I hardly ever have cash on me these days. I use my contactless bank card all the time. It also doubles up as my travel card, but I must admit I often really need cash for small unexpected things and it and have to go searching for a cash machine. Some people of course rely on cash and I am sure it will be a long time before fintech can fill all the gaps. And according to the Federal Reserve Bank of San Francisco study it seems fintech has some way to go before it kills cash off.
The study looked at 42 economies that account for 75% of global GDP.
Apart from Sweden and Norway, where the amount of currency in circulation (used as a measure of cash) has declined, in the other 40 economies it has either matched GDP growth or exceeded it.
Nearly two years ago I commissioned a journalist in the Nordic region to write an article about Sweden and its relationship with cash. Sweden is often cited as being the nation that might be first to go cashless. Swedish buses, for example, have not accepted cash for years, retailers have the right to refuse cash payments and even homeless street vendors take cards thanks to new digital payment systems. The Nordic region is also a hotbed for tech startups and citizens seem more open to trying new things than other economies. In the article Niklas Arvidsson, associate professor at Stockholm’s Royal Institute of Technology said: “I think [Sweden] could have a cash-free society [where cash plays a marginal role] in something like 10 years from now, maybe even sooner.”
Back to the Federal Reserve Bank of San Francisco study. Here is a graphic from the report showing the growth or decline in cash as a proportion of GDP in the 42 countries that make up 75% of Global GDP. The Green countries are those where the use of cash is growing faster or matching GDP growth and the two red countries, Norway and Sweden, where cash is reducing. The grey countries weren’t included.

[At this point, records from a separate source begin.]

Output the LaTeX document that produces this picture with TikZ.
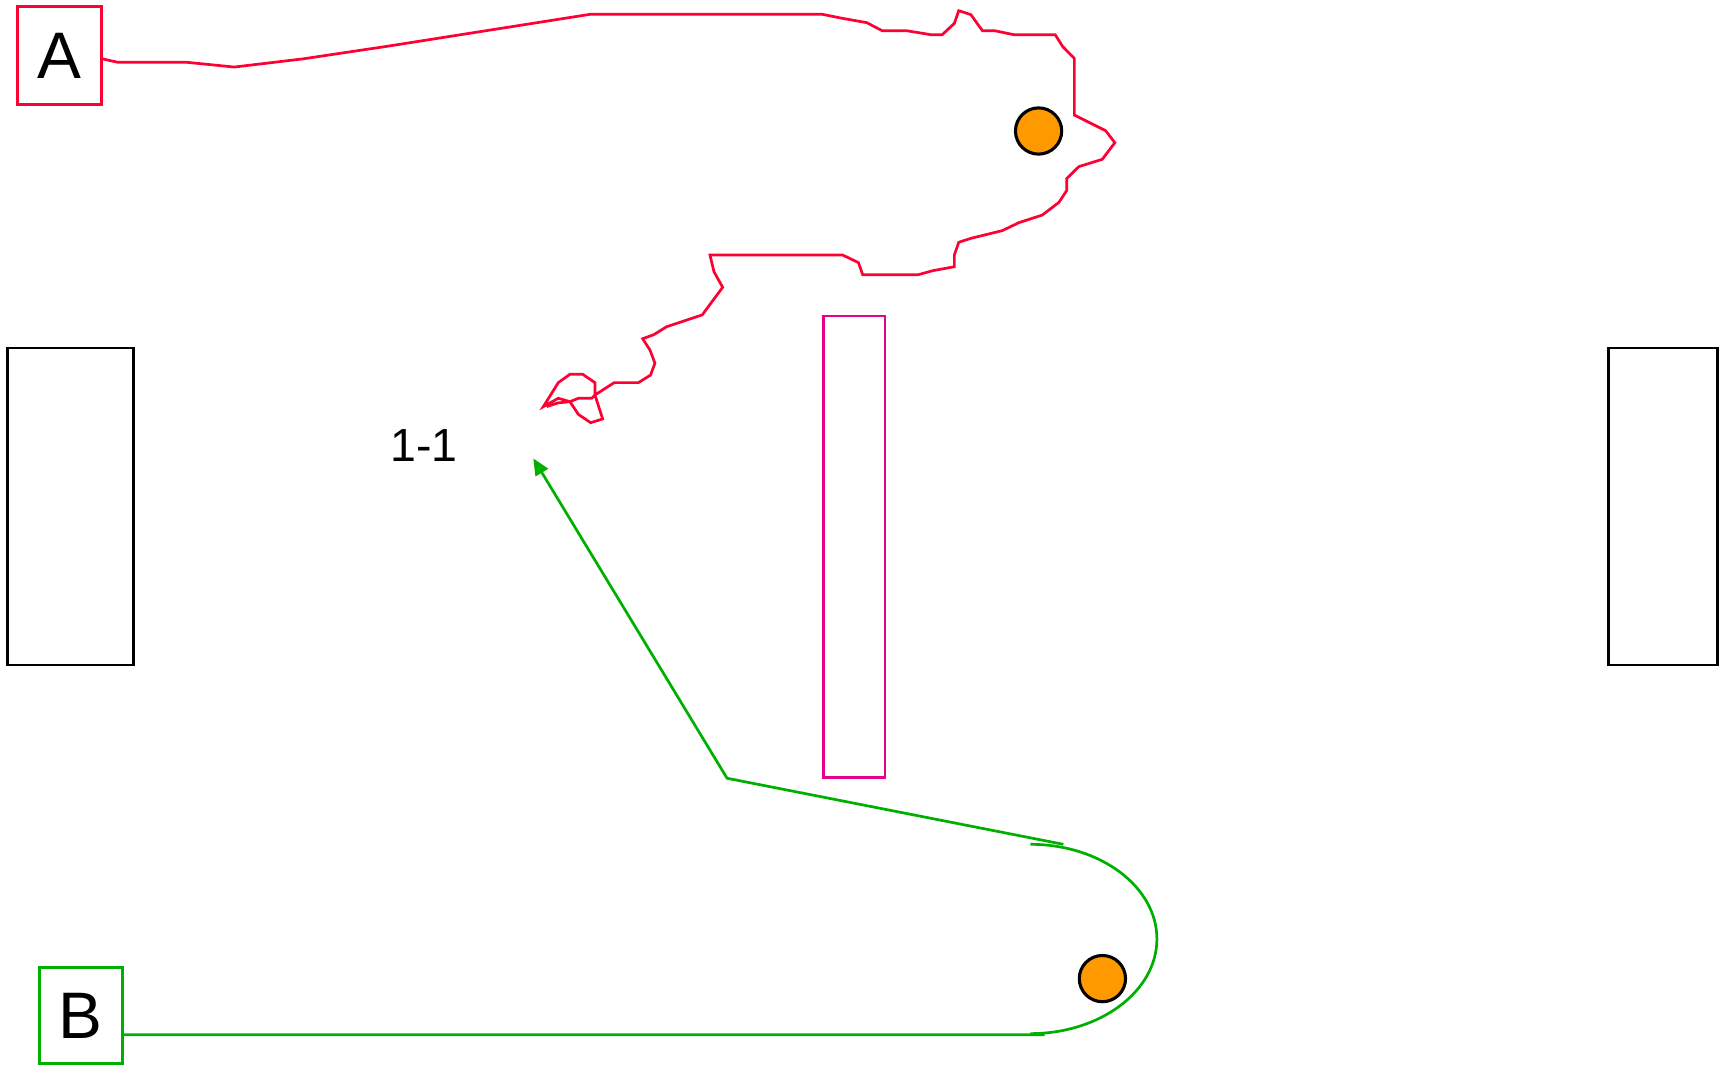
\documentclass[tikz,border=0pt]{standalone}
\usepackage{fontspec}
\setmainfont{Liberation Sans}
\usepackage{tikz}
\usetikzlibrary{arrows.meta, positioning, calc}

\definecolor{trackred}{RGB}{255,0,51}
\definecolor{trackgreen}{RGB}{0,176,0}
\definecolor{wallpink}{RGB}{230,0,140}
\definecolor{ballorange}{RGB}{255,153,0}

\begin{document}
\begin{tikzpicture}[x=0.1mm,y=-0.1mm,line width=0.7pt,
  ball/.style={circle,draw=black,line width=0.8pt,fill=ballorange,minimum size=4.2mm,inner sep=0pt},
  tag/.style={rectangle,inner sep=0pt,font=\fontsize{17}{20}\selectfont}]
  \useasboundingbox (0,0) rectangle (1568,968);

  % Goals and middle wall
  \draw (7,316) rectangle (121,604);
  \draw (1461,316) rectangle (1560,604);
  \draw[wallpink] (748,287) rectangle (804,706);

  % Players
  \node[tag,draw=trackred,minimum width=7.6mm,minimum height=8.9mm] (A) at (54,50.5) {A};
  \node[tag,draw=trackgreen,minimum width=7.5mm,minimum height=8.7mm] (B) at (73.5,922.5) {B};

  % Balls
  \node[ball] (ballA) at (943.5,119) {};
  \node[ball] (ballB) at (1001.5,889) {};

  % Score
  \node[font=\fontsize{12}{14}\selectfont] (score) at (385,404.5) {1-1};

  % Track of A
  \draw[trackred] ($(A.east)+(0,3)$) -- (107,56.6) -- (169.7,56.6) -- (212.8,60.9)
    -- (275,53.5) -- (352,42) -- (536,13) -- (747,13) -- (765.6,16.7) -- (787.5,20.6)
    -- (801.4,27.9) -- (823.7,27.9) -- (845.6,31.5) -- (856,31.5) -- (867,21.2)
    -- (871,9.7) -- (882,13.3) -- (892.5,27.9) -- (903.6,27.9) -- (921,31.5)
    -- (958.6,31.5) -- (965.5,42.4) -- (976,53) -- (976,104.5) -- (1004.4,118.7)
    -- (1012.8,129.6) -- (1001.4,144.7) -- (980,151.4) -- (969,162.3) -- (969,173.2)
    -- (962,183.8) -- (947,195.3) -- (925.5,202.3) -- (910.6,209.5) -- (882,216.5)
    -- (871,220.1) -- (867,231.6) -- (867,242.3) -- (847.3,245.9) -- (834.4,249.5)
    -- (783.7,249.5) -- (779.9,238.6) -- (765.6,231.7) -- (645,231.7) -- (648.6,246.8)
    -- (656.5,261) -- (638,286) -- (605.6,296.8) -- (594,304) -- (583.8,307.7)
    -- (590.5,318) -- (595,330) -- (591,340.7) -- (580,347.6) -- (558,347.6)
    -- (540.5,358.8) -- (547.5,380.6) -- (536.6,384) -- (525.4,376.4) -- (517.8,364.9)
    -- (507.2,361.8) -- (493.6,369.4) -- (507.2,347.6) -- (517.8,340) -- (529.3,340)
    -- (540.5,347.6) -- (540.5,358.8) -- (537.5,361.8) -- (525.4,361.8) -- (517.8,364.9)
    -- (507,366) -- (496.6,369.4);

  % Track of B
  \coordinate (turnTop) at (966,767);
  \coordinate (kick) at (660.5,707);
  \coordinate (shot) at (484.5,416.5);
  \draw[trackgreen] ($(B.east)+(-2,17.5)$) -- (949,940);
  \draw[trackgreen] (936,939) arc[start angle=90,end angle=-90,x radius=115,y radius=86];
  \draw[trackgreen,-{Triangle[length=1.5mm,width=1.3mm]}] (turnTop) -- (kick) -- (shot);
\end{tikzpicture}
\end{document}
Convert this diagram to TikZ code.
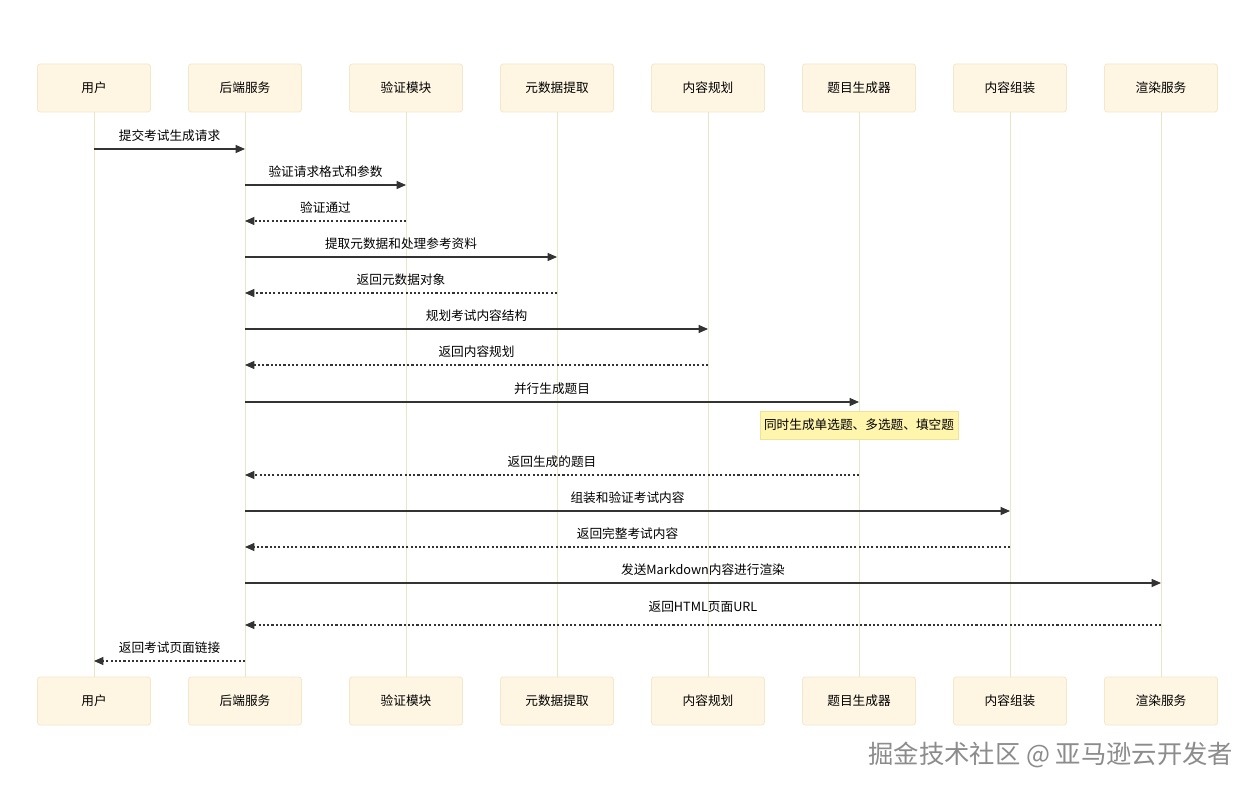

“While Norway has been moving away from cash, Sweden has garnered attention as the poster child of cashless countries. Since the 1960s, Swedish banks have encouraged digital bank transfers, charged for checks, and invested heavily in card payment systems. The banking system collaborated to create an automated clearing house, Bankgirot, and to launch a popular mobile payments app, Swish. Sweden also has a cultural stigma against cash, with some Swedes associating the payment method with crime. The 2009 Money Laundering and Terrorist Financing Prevention Act required police reports be filed for large cash transactions, and high-profile cash robberies have contributed to public wariness of cash,” said the study report.
In the UK the British Retail Consortium recently released a study that found that cash is no longer the most used payment method at retailers, with debit card payments taking the lead.
Payment providers are encouraging people to go cashless. For example in the US Visa is offering 50 small US businesses a share of a $500,000 pot of money if they go totally cashless. The Visa Cashless Challenge is aimed at restaurants, cafés and food truck owners to describe what cashless means for them, their employees and customers. Visa will award up to $500,000 to 50 eligible US-based small business food service owners who commit to joining the 100% cashless quest.